### Job
Return the listing below verbatim. Pictures do not belong in the copy.
--- Start ---
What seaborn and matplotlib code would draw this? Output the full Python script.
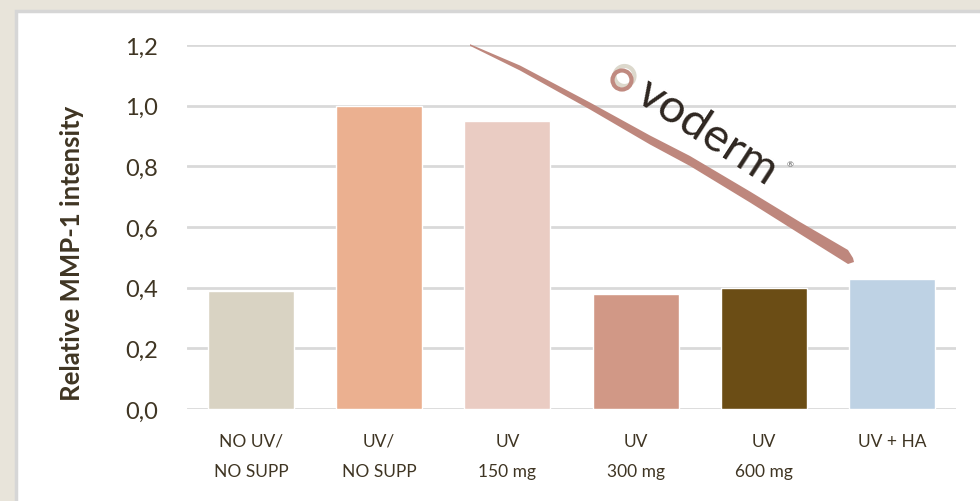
import numpy as np
import pandas as pd
import matplotlib
matplotlib.use("Agg")
import matplotlib.pyplot as plt
from matplotlib.patches import Rectangle, Polygon, Circle
import seaborn as sns

groups = ["NO UV/\nNO SUPP", "UV/\nNO SUPP", "UV\n150 mg", "UV\n300 mg", "UV\n600 mg", "UV + HA"]
mmp1 = [0.39, 1.00, 0.95, 0.38, 0.40, 0.43]
bar_colors = ["#D9D3C3", "#EBB090", "#EACCC3", "#D19886", "#6B4D15", "#BED2E4"]
yticks = [0.0, 0.2, 0.4, 0.6, 0.8, 1.0, 1.2]
ytick_labels = ["0,0", "0,2", "0,4", "0,6", "0,8", "1,0", "1,2"]

sns.set_style("white")
plt.rcParams['font.family'] = ['Lato', 'DejaVu Sans']
text_col = "#3F3523"

df = pd.DataFrame({"group": groups, "value": mmp1})

fig = plt.figure(figsize=(9.8, 5.02), dpi=100)
fig.patch.set_facecolor("#E8E4DA")
# white panel with grey border
panel = Rectangle((16 / 980, -0.1), 1.1, 1 - 12 / 502 + 0.1, transform=fig.transFigure,
                  facecolor="white", edgecolor="#D6D6D6", linewidth=2.5, zorder=-5)
fig.patches.append(panel)

ax = fig.add_axes([187 / 980, 1 - 410 / 502, (956 - 187) / 980, (410 - 46) / 502])
ax.set_zorder(2)
ax.set_facecolor("none")
sns.barplot(data=df, x="group", y="value", hue="group", palette=bar_colors,
            width=0.67, saturation=1, legend=False, ax=ax, zorder=3)
ax.set_xlim(-0.5, 5.5)
ax.set_ylim(0, 1.2)
ax.set_yticks(yticks)
ax.set_yticklabels(ytick_labels, fontsize=17, color=text_col)
ax.tick_params(axis="x", labelsize=12.5, colors=text_col, length=0, pad=17)
ax.tick_params(axis="y", length=0, pad=21)
for lab in ax.get_xticklabels():
    lab.set_linespacing(2.1)
ax.grid(axis="y", color="#D9D9D9", linewidth=2, zorder=0)
for s in ax.spines.values():
    s.set_visible(False)
ax.set_xlabel("")
ax.set_ylabel("Relative MMP-1 intensity", fontsize=18.5, fontweight="bold", color=text_col)
ax.yaxis.set_label_coords(-0.134, 0.431)

# ovoderm logo stroke (pixel coords, y down): centreline and half widths
cx = np.array([470, 520, 590, 650, 690, 750, 800, 848])
cy = np.array([46, 69, 107, 141, 162, 198, 229, 258])
hw = np.array([0.8, 2.5, 3.5, 4.5, 5, 5.5, 6, 7])
top = np.column_stack([cx, cy - hw])
bot = np.column_stack([cx, cy + hw])[::-1]
tip = np.array([[853, 259], [854, 263]])
stroke = np.vstack([top, tip, bot]).astype(float)
fig.patches.append(Polygon(np.column_stack([stroke[:, 0] / 980, 1 - stroke[:, 1] / 502]),
                           closed=True, transform=fig.transFigure, facecolor="#BE877D",
                           edgecolor="none", zorder=5))
fig.patches.append(Circle((6.245, (502 - 77) / 100), 0.10, transform=fig.dpi_scale_trans,
                          facecolor="none", edgecolor="#DCD8CC", linewidth=3, zorder=5))
fig.patches.append(Circle((6.22, (502 - 81) / 100), 0.095, transform=fig.dpi_scale_trans,
                          facecolor="none", edgecolor="#C08A80", linewidth=3, zorder=6))
fig.text(707 / 980, 1 - 132 / 502, "voderm", fontsize=34, color="#2E2620", rotation=-33,
         rotation_mode="anchor", ha="center", va="center", zorder=6)
fig.text(790 / 980, 1 - 165 / 502, "®", fontsize=6, color="#555555", ha="center", va="center")

fig.savefig("out.png", dpi=100, facecolor=fig.get_facecolor())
--- End ---
### Written solution
What seaborn and matplotlib code would draw this? Output the full Python script.
import numpy as np
import pandas as pd
import matplotlib
matplotlib.use("Agg")
import matplotlib.pyplot as plt
from matplotlib.patches import Rectangle, Polygon, Circle
import seaborn as sns

groups = ["NO UV/\nNO SUPP", "UV/\nNO SUPP", "UV\n150 mg", "UV\n300 mg", "UV\n600 mg", "UV + HA"]
mmp1 = [0.39, 1.00, 0.95, 0.38, 0.40, 0.43]
bar_colors = ["#D9D3C3", "#EBB090", "#EACCC3", "#D19886", "#6B4D15", "#BED2E4"]
yticks = [0.0, 0.2, 0.4, 0.6, 0.8, 1.0, 1.2]
ytick_labels = ["0,0", "0,2", "0,4", "0,6", "0,8", "1,0", "1,2"]

sns.set_style("white")
plt.rcParams['font.family'] = ['Lato', 'DejaVu Sans']
text_col = "#3F3523"

df = pd.DataFrame({"group": groups, "value": mmp1})

fig = plt.figure(figsize=(9.8, 5.02), dpi=100)
fig.patch.set_facecolor("#E8E4DA")
# white panel with grey border
panel = Rectangle((16 / 980, -0.1), 1.1, 1 - 12 / 502 + 0.1, transform=fig.transFigure,
                  facecolor="white", edgecolor="#D6D6D6", linewidth=2.5, zorder=-5)
fig.patches.append(panel)

ax = fig.add_axes([187 / 980, 1 - 410 / 502, (956 - 187) / 980, (410 - 46) / 502])
ax.set_zorder(2)
ax.set_facecolor("none")
sns.barplot(data=df, x="group", y="value", hue="group", palette=bar_colors,
            width=0.67, saturation=1, legend=False, ax=ax, zorder=3)
ax.set_xlim(-0.5, 5.5)
ax.set_ylim(0, 1.2)
ax.set_yticks(yticks)
ax.set_yticklabels(ytick_labels, fontsize=17, color=text_col)
ax.tick_params(axis="x", labelsize=12.5, colors=text_col, length=0, pad=17)
ax.tick_params(axis="y", length=0, pad=21)
for lab in ax.get_xticklabels():
    lab.set_linespacing(2.1)
ax.grid(axis="y", color="#D9D9D9", linewidth=2, zorder=0)
for s in ax.spines.values():
    s.set_visible(False)
ax.set_xlabel("")
ax.set_ylabel("Relative MMP-1 intensity", fontsize=18.5, fontweight="bold", color=text_col)
ax.yaxis.set_label_coords(-0.134, 0.431)

# ovoderm logo stroke (pixel coords, y down): centreline and half widths
cx = np.array([470, 520, 590, 650, 690, 750, 800, 848])
cy = np.array([46, 69, 107, 141, 162, 198, 229, 258])
hw = np.array([0.8, 2.5, 3.5, 4.5, 5, 5.5, 6, 7])
top = np.column_stack([cx, cy - hw])
bot = np.column_stack([cx, cy + hw])[::-1]
tip = np.array([[853, 259], [854, 263]])
stroke = np.vstack([top, tip, bot]).astype(float)
fig.patches.append(Polygon(np.column_stack([stroke[:, 0] / 980, 1 - stroke[:, 1] / 502]),
                           closed=True, transform=fig.transFigure, facecolor="#BE877D",
                           edgecolor="none", zorder=5))
fig.patches.append(Circle((6.245, (502 - 77) / 100), 0.10, transform=fig.dpi_scale_trans,
                          facecolor="none", edgecolor="#DCD8CC", linewidth=3, zorder=5))
fig.patches.append(Circle((6.22, (502 - 81) / 100), 0.095, transform=fig.dpi_scale_trans,
                          facecolor="none", edgecolor="#C08A80", linewidth=3, zorder=6))
fig.text(707 / 980, 1 - 132 / 502, "voderm", fontsize=34, color="#2E2620", rotation=-33,
         rotation_mode="anchor", ha="center", va="center", zorder=6)
fig.text(790 / 980, 1 - 165 / 502, "®", fontsize=6, color="#555555", ha="center", va="center")

fig.savefig("out.png", dpi=100, facecolor=fig.get_facecolor())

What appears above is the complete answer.